Roaming customers have to remove their configured caches, since your access control lists should stop them accessing your cache from another network.
Although both problems can be reduced by the cgi-generated configs (discussed above) a firewall between the browser and your cgi server would still mean that roaming users cannot access the Internet.
There are changes on the horizon that would help. As more and more protocols take roaming users into account, standards will evolve that make Internet usage plug-and-play. If you are in Tanzania today, plug in your modem and use the Internet. If you are in France in a weeks time, plug in again and (without config changes) you will be ready to go.
Progress on standards for autoconfiguration of Internet applications is underway, which will allow administrators to specify config files depending on where a user connects from without something like the cgi kludge above.

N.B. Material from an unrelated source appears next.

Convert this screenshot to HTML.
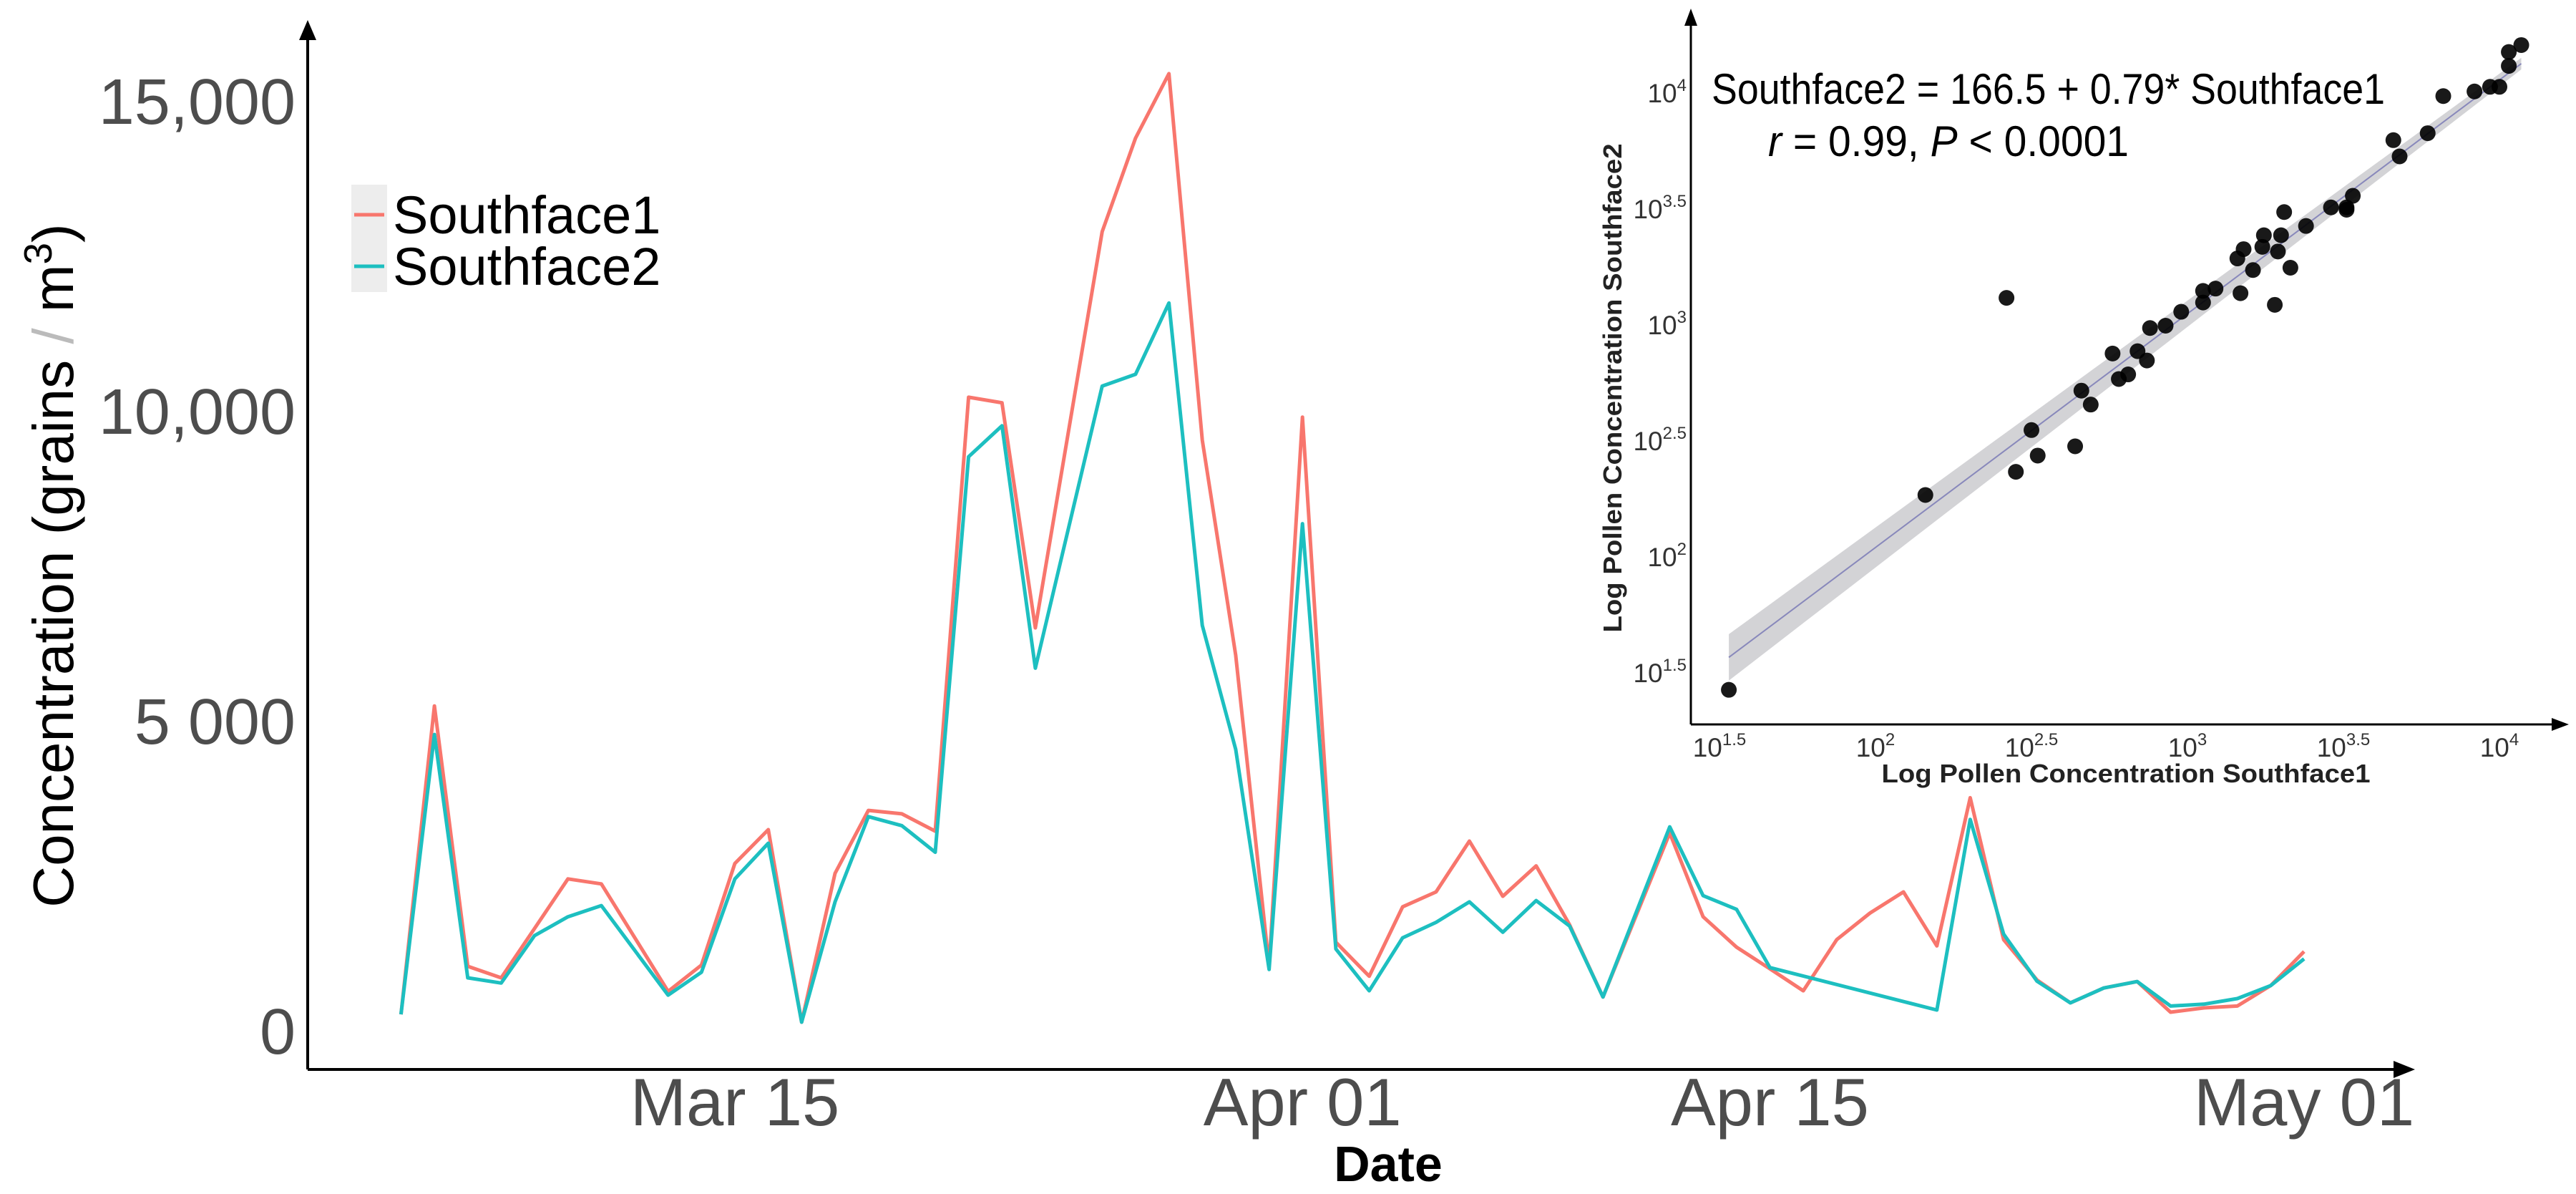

Browser support for CARP is not at the stage where it is tremendously useful: once there is a proper standard for setup, it's likely to be included into the main browsers.
At some stage, expect support for ICP and cache-digests in browsers. The browser will then be able to make intelligent decisions as to which cache to talk to. Since ICP requests are efficient, a browser could send requests for each of the links on a page once it has retrieved the HTML source.
Currently there is a major trend towards transparent caching, not only in the "Outer Internet" (where bandwidth is very expensive), but in the USA. (Transparency is covered in detail in chapter 12.)
Transparency has one major advantage: Users do not have to configure their browsers to access the cache.
To backbone providers this means that they can cache all passing traffic. A local ISP would configure their clients to talk to their cache; a backbone provider could then ask their ISP clients to use theirs as parents, but transparent caching has another advantage.
A backbone provider is acting as transit for requests that originate on other backbone provider's networks. With transparency, a backbone provider reduces this traffic as well as requests from their network to other backbone providers.
Assume you place a cache the hop before a major peering point. Here the cache intercepts both incoming requests (from other providers to web servers on your network) and outgoing (from your network to web servers on other provider's networks). This will reduce your peering-point usage (by caching outgoing requets for pages), and will also reduce the money you spend on other people's customers: since you reduce the cost it takes for data to flow out of your network. The latter cost may be minimal, but in times of network trouble it can reduce your latency noticibly.
As more and more backbone providers cache pages, more local ISPs will cache ("since it's cached further along the path, we may as well implement caching here - it's not going to change anything"). Though this will probably cause a drop in the hit rate of the backbone providers, their ever increasing user-base may make up for it. Backbone providers are caching centrally - with large numbers of edge caches (local ISP caches), they are likely to see fewer hits. Certain Inter-University networks have already noticed such a hit rate decline. As more and more universities add local caches, their hit rate falls.
Since the Universities are large, it's likely that their users will surf the same web page twice. Previously the Inter-University network would have returned the hit for that page, now the University's local cache does; this reduces the edge-cache's number of queries, and hence it's hit rate.